Saman è stata uccisa perché si è ribellata a un matrimonio forzato, in patria, con un cugino. Questo dice l’accusa. Uccisa perché ribelle, libera, felice di amare chi aveva scelto, sognando di prendere la patente e lavorare come cameriera; felice nei suoi jeans strappati, nelle magliette corte che lasciavano l’ombelico scoperto, con la sua cavigliera d’argento e i suoi video su TikTok. Il processo davanti alla Corte d’Assise di Reggio riprenderà l’8 settembre prossimo, dopo la pausa estiva. Sono già state fissate sette udienze: ancora il 15, il 22 e il 26 settembre, poi il 3, il 13 e il 20 ottobre, quando dovrebbe essere attesa la sentenza.
Nel mezzo, sono fissati in calendario alcuni momenti salienti di un processo che sta segnando la storia sociale e culturale del nostro Paese, ne sta cambiando le leggi e lo sta ponendo davanti al drammatico confronto con l’integrazione delle seconde generazioni e i matrimoni forzati.
Al banco dei testimoni è atteso il fratello di Saman, nel frattempo diventato maggiorenne. "Ho visto solo Danish Hasnain. Ha detto a mia mamma e mio papà: ‘Ci penso io, eh... voi andate via’. Poi ha dato lo zaino di mia sorella: ‘Mettete fuori tutte le cose, poi mette in un armadio dove non ti trovano carabinieri queste cose’. Poi mio papà ha portato a casa lo zaino". E ancora: "Ho visto Danish mettere una mano sulla bocca di Saman". E il cugino Hasnain gli ha detto: ‘L’ho uccisa. Tua sorella è... Non dire ai carabinieri’", aveva raccontato il giovane in preda ai rimorsi per aver contribuito a rivelare ai genitori la relazione della sorella Saman con Saqib. In forse, invece, la testimonianza dello stesso Saqib, chiesta da alcune difese.

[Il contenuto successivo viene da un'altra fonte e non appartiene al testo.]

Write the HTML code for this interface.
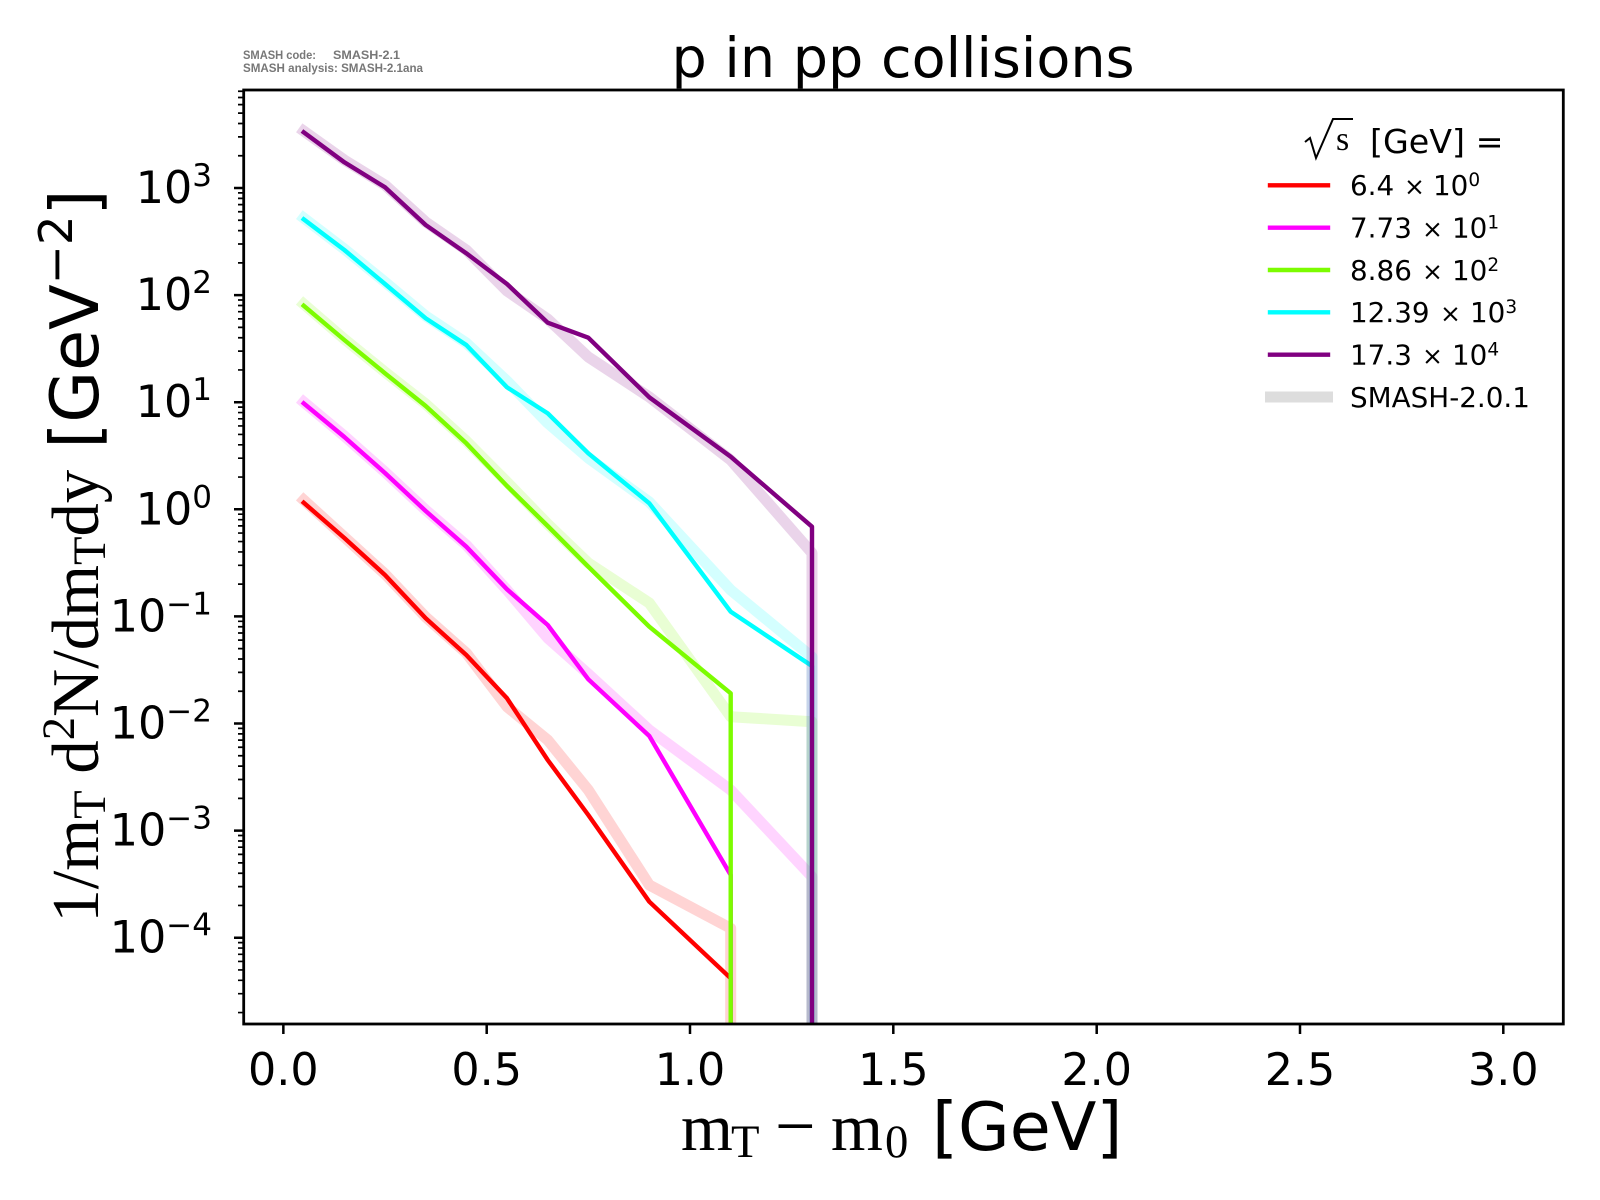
<!DOCTYPE html>
<html>
<head>
<meta charset="utf-8">
<style>
  html, body { margin: 0; padding: 0; background: #ffffff; }
  svg { display: block; }
  text { white-space: pre; }
</style>
</head>
<body>
<svg width="1600" height="1200" viewBox="0 0 1600 1200" xmlns="http://www.w3.org/2000/svg">
  <rect x="0" y="0" width="1600" height="1200" fill="#ffffff"/>
  <defs>
    <clipPath id="ax">
      <rect x="243.7" y="90" width="1319.6" height="934"/>
    </clipPath>
  </defs>

  <!-- SMASH version text -->
  <text x="243" y="59" font-family="Liberation Sans, sans-serif" font-size="11.5" font-weight="bold" fill="#777777" textLength="73" lengthAdjust="spacingAndGlyphs">SMASH code:</text>
  <text x="333" y="59" font-family="Liberation Sans, sans-serif" font-size="11.5" font-weight="bold" fill="#777777" textLength="67" lengthAdjust="spacingAndGlyphs">SMASH-2.1</text>
  <text x="243" y="72" font-family="Liberation Sans, sans-serif" font-size="11.5" font-weight="bold" fill="#777777" textLength="180" lengthAdjust="spacingAndGlyphs">SMASH analysis: SMASH-2.1ana</text>

  <!-- Title -->
  <text x="903" y="77" text-anchor="middle" font-family="DejaVu Sans, Liberation Sans, sans-serif" font-size="55.6" fill="#000">p in pp collisions</text>

  <!-- Series -->
  <g clip-path="url(#ax)" fill="none" stroke-linejoin="round" stroke-linecap="square">
    <!-- red -->
    <polyline stroke="#ff0000" stroke-opacity="0.17" stroke-width="11" points="303.7,500 344.35,537 385,574 425.7,617 466.3,653 507,706.7 547.7,740 588.3,790 649.3,885 730.7,928.3 730.7,1045"/>
    <polyline stroke="#ff0000" stroke-width="4.4" points="303.7,502.7 344.35,538 385,575 425.7,618.3 466.3,655 507,698.3 547.7,760 588.3,815 649.3,901.7 730.7,978.3 730.7,1045"/>
    <!-- magenta -->
    <polyline stroke="#ff00ff" stroke-opacity="0.17" stroke-width="11" points="303.7,402 344.35,436 385,472 425.7,510 466.3,545 507,590 547.7,638 588.3,674 649.3,730 730.7,790 812,876.7 812,1045"/>
    <polyline stroke="#ff00ff" stroke-width="4.4" points="303.7,403.3 344.35,437 385,473 425.7,511 466.3,546.7 507,589.3 547.7,625 588.3,679.3 649.3,736 730.7,875 730.7,1045"/>
    <!-- green -->
    <polyline stroke="#7cfc00" stroke-opacity="0.17" stroke-width="11" points="303.7,304 344.35,339 385,372 425.7,404 466.3,441 507,482 547.7,524 588.3,563 649.3,603 730.7,716.7 812,721.7 812,1045"/>
    <polyline stroke="#7cfc00" stroke-width="4.4" points="303.7,305.7 344.35,340 385,373.3 425.7,406 466.3,443.3 507,486 547.7,526 588.3,566.7 649.3,626.7 730.7,693.3 730.7,1045"/>
    <!-- cyan -->
    <polyline stroke="#00ffff" stroke-opacity="0.17" stroke-width="11" points="303.7,218 344.35,249 385,282 425.7,316 466.3,343 507,381 547.7,423 588.3,458 649.3,502 730.7,590 812,657 812,1045"/>
    <polyline stroke="#00ffff" stroke-width="4.4" points="303.7,219.3 344.35,250 385,284 425.7,318.3 466.3,345 507,387.3 547.7,413.3 588.3,453.3 649.3,503.3 730.7,611.7 812,666 812,1045"/>
    <!-- purple -->
    <polyline stroke="#800080" stroke-opacity="0.17" stroke-width="11" points="303.7,131 344.35,160 385,185 425.7,222 466.3,250 507,291 547.7,319 588.3,357 649.3,397 730.7,460 812,553 812,1045"/>
    <polyline stroke="#800080" stroke-width="4.4" points="303.7,132.3 344.35,162.3 385,187.3 425.7,225 466.3,253.3 507,284 547.7,322.7 588.3,337.7 649.3,397.3 730.7,456.7 812,526.7 812,1045"/>
  </g>

  <!-- Axes frame -->
  <rect x="243.7" y="90" width="1319.6" height="934" fill="none" stroke="#000" stroke-width="2.8"/>

  <!-- X ticks -->
  <path d="M283.35 1024 V1034 M486.7 1024 V1034 M690 1024 V1034 M893.3 1024 V1034 M1096.7 1024 V1034 M1300 1024 V1034 M1503.3 1024 V1034" stroke="#000" stroke-width="2.5"/>
  <g font-family="DejaVu Sans, Liberation Sans, sans-serif" font-size="44.4" fill="#000" text-anchor="middle">
    <text x="283.35" y="1085">0.0</text>
    <text x="486.7" y="1085">0.5</text>
    <text x="690" y="1085">1.0</text>
    <text x="893.3" y="1085">1.5</text>
    <text x="1096.7" y="1085">2.0</text>
    <text x="1300" y="1085">2.5</text>
    <text x="1503.3" y="1085">3.0</text>
  </g>

  <!-- Y major ticks -->
  <path d="M234 188 H243.7 M234 295.1 H243.7 M234 402.2 H243.7 M234 509.3 H243.7 M234 616.4 H243.7 M234 723.5 H243.7 M234 830.6 H243.7 M234 937.7 H243.7" stroke="#000" stroke-width="2.5"/>
  <!-- Y minor ticks -->
  <path stroke="#000" stroke-width="1.7" d="
M238 155.76 H243.7 M238 136.9 H243.7 M238 123.52 H243.7 M238 113.14 H243.7 M238 104.66 H243.7 M238 97.49 H243.7 M238 91.28 H243.7
M238 262.86 H243.7 M238 244.0 H243.7 M238 230.62 H243.7 M238 220.24 H243.7 M238 211.76 H243.7 M238 204.59 H243.7 M238 198.38 H243.7 M238 192.9 H243.7
M238 369.96 H243.7 M238 351.1 H243.7 M238 337.72 H243.7 M238 327.34 H243.7 M238 318.86 H243.7 M238 311.69 H243.7 M238 305.48 H243.7 M238 300.0 H243.7
M238 477.06 H243.7 M238 458.2 H243.7 M238 444.82 H243.7 M238 434.44 H243.7 M238 425.96 H243.7 M238 418.79 H243.7 M238 412.58 H243.7 M238 407.1 H243.7
M238 584.16 H243.7 M238 565.3 H243.7 M238 551.92 H243.7 M238 541.54 H243.7 M238 533.06 H243.7 M238 525.89 H243.7 M238 519.68 H243.7 M238 514.2 H243.7
M238 691.26 H243.7 M238 672.4 H243.7 M238 659.02 H243.7 M238 648.64 H243.7 M238 640.16 H243.7 M238 632.99 H243.7 M238 626.78 H243.7 M238 621.3 H243.7
M238 798.36 H243.7 M238 779.5 H243.7 M238 766.12 H243.7 M238 755.74 H243.7 M238 747.26 H243.7 M238 740.09 H243.7 M238 733.88 H243.7 M238 728.4 H243.7
M238 905.46 H243.7 M238 886.6 H243.7 M238 873.22 H243.7 M238 862.84 H243.7 M238 854.36 H243.7 M238 847.19 H243.7 M238 840.98 H243.7 M238 835.5 H243.7
M238 1012.56 H243.7 M238 993.7 H243.7 M238 980.32 H243.7 M238 969.94 H243.7 M238 961.46 H243.7 M238 954.29 H243.7 M238 948.08 H243.7 M238 942.6 H243.7"/>

  <!-- Y tick labels -->
  <g font-family="DejaVu Sans, Liberation Sans, sans-serif" font-size="44.4" fill="#000" text-anchor="end">
    <text x="212" y="203">10<tspan font-size="31" dy="-17">3</tspan></text>
    <text x="212" y="310.1">10<tspan font-size="31" dy="-17">2</tspan></text>
    <text x="212" y="417.2">10<tspan font-size="31" dy="-17">1</tspan></text>
    <text x="212" y="524.3">10<tspan font-size="31" dy="-17">0</tspan></text>
    <text x="212" y="631.4">10<tspan font-size="31" dy="-17">−1</tspan></text>
    <text x="212" y="738.5">10<tspan font-size="31" dy="-17">−2</tspan></text>
    <text x="212" y="845.6">10<tspan font-size="31" dy="-17">−3</tspan></text>
    <text x="212" y="952.7">10<tspan font-size="31" dy="-17">−4</tspan></text>
  </g>

  <!-- X label -->
  <g fill="#000">
    <text x="681" y="1150" font-family="Liberation Serif, serif" font-size="66.7">m</text>
    <text x="731" y="1157" font-family="Liberation Serif, serif" font-size="46.7">T</text>
    <text x="775" y="1150" font-family="Liberation Serif, serif" font-size="72">−</text>
    <text x="831" y="1150" font-family="Liberation Serif, serif" font-size="66.7">m</text>
    <text x="885" y="1157" font-family="Liberation Serif, serif" font-size="46.7">0</text>
    <text x="932" y="1150" font-family="DejaVu Sans, Liberation Sans, sans-serif" font-size="66.7">[GeV]</text>
  </g>

  <!-- Y label -->
  <g transform="translate(98,556) rotate(-90)" fill="#000">
    <text x="0" y="0" text-anchor="middle" font-family="Liberation Serif, serif" font-size="66.7"><tspan>1/m</tspan><tspan font-size="46.7" dy="7">T</tspan><tspan dy="-7"> d</tspan><tspan font-size="46.7" dy="-24">2</tspan><tspan dy="24">N/dm</tspan><tspan font-size="46.7" dy="7">T</tspan><tspan dy="-7">dy</tspan><tspan font-family="DejaVu Sans, Liberation Sans, sans-serif"> [GeV</tspan><tspan font-family="DejaVu Sans, Liberation Sans, sans-serif" font-size="46.7" dy="-26">−2</tspan><tspan font-family="DejaVu Sans, Liberation Sans, sans-serif" dy="26">]</tspan></text>
  </g>

  <!-- Legend -->
  <g>
    <path d="M1305 142 L1310 138 L1316 158 L1333 119 L1353 119" fill="none" stroke="#000" stroke-width="2"/>
    <text x="1336" y="150" font-family="Liberation Serif, serif" font-size="34" fill="#000">s</text>
    <text x="1370" y="153" font-family="DejaVu Sans, Liberation Sans, sans-serif" font-size="33.3" fill="#000">[GeV] =</text>

    <g stroke-linecap="square" stroke-width="4.4">
      <line x1="1270" y1="185.3" x2="1328" y2="185.3" stroke="#ff0000"/>
      <line x1="1270" y1="227.7" x2="1328" y2="227.7" stroke="#ff00ff"/>
      <line x1="1270" y1="270" x2="1328" y2="270" stroke="#7cfc00"/>
      <line x1="1270" y1="312.3" x2="1328" y2="312.3" stroke="#00ffff"/>
      <line x1="1270" y1="354.7" x2="1328" y2="354.7" stroke="#800080"/>
    </g>
    <line x1="1265" y1="397" x2="1333" y2="397" stroke="#dddddd" stroke-width="11"/>

    <g font-family="DejaVu Sans, Liberation Sans, sans-serif" font-size="27.8" fill="#000">
      <text x="1350" y="195">6.4</text>
      <text x="1414.5" y="195" font-size="25" text-anchor="middle">×</text>
      <text x="1433" y="195">10</text>
      <text x="1468.4" y="186" font-size="18.5">0</text>

      <text x="1350" y="237.4">7.73</text>
      <text x="1432.5" y="237.4" font-size="25" text-anchor="middle">×</text>
      <text x="1452" y="237.4">10</text>
      <text x="1487.4" y="228.4" font-size="18.5">1</text>

      <text x="1350" y="279.8">8.86</text>
      <text x="1432.5" y="279.8" font-size="25" text-anchor="middle">×</text>
      <text x="1452" y="279.8">10</text>
      <text x="1487.4" y="270.8" font-size="18.5">2</text>

      <text x="1350" y="322.2">12.39</text>
      <text x="1450.5" y="322.2" font-size="25" text-anchor="middle">×</text>
      <text x="1470" y="322.2">10</text>
      <text x="1505.4" y="313.2" font-size="18.5">3</text>

      <text x="1350" y="364.6">17.3</text>
      <text x="1432.5" y="364.6" font-size="25" text-anchor="middle">×</text>
      <text x="1452" y="364.6">10</text>
      <text x="1487.4" y="355.6" font-size="18.5">4</text>

      <text x="1350" y="406.8">SMASH-2.0.1</text>
    </g>
  </g>
</svg>
</body>
</html>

Si attende anche la relazione dei periti sull’autopsia effettuata sul cadavere: ancora infatti non sono state chiarite le cause del decesso e la dinamica del delitto.
Infine, nel caso dovesse perfezionarsi l’estradizione di Shabbar, anche lo stesso Abbas potrebbe essere finalmente ascoltato in aula.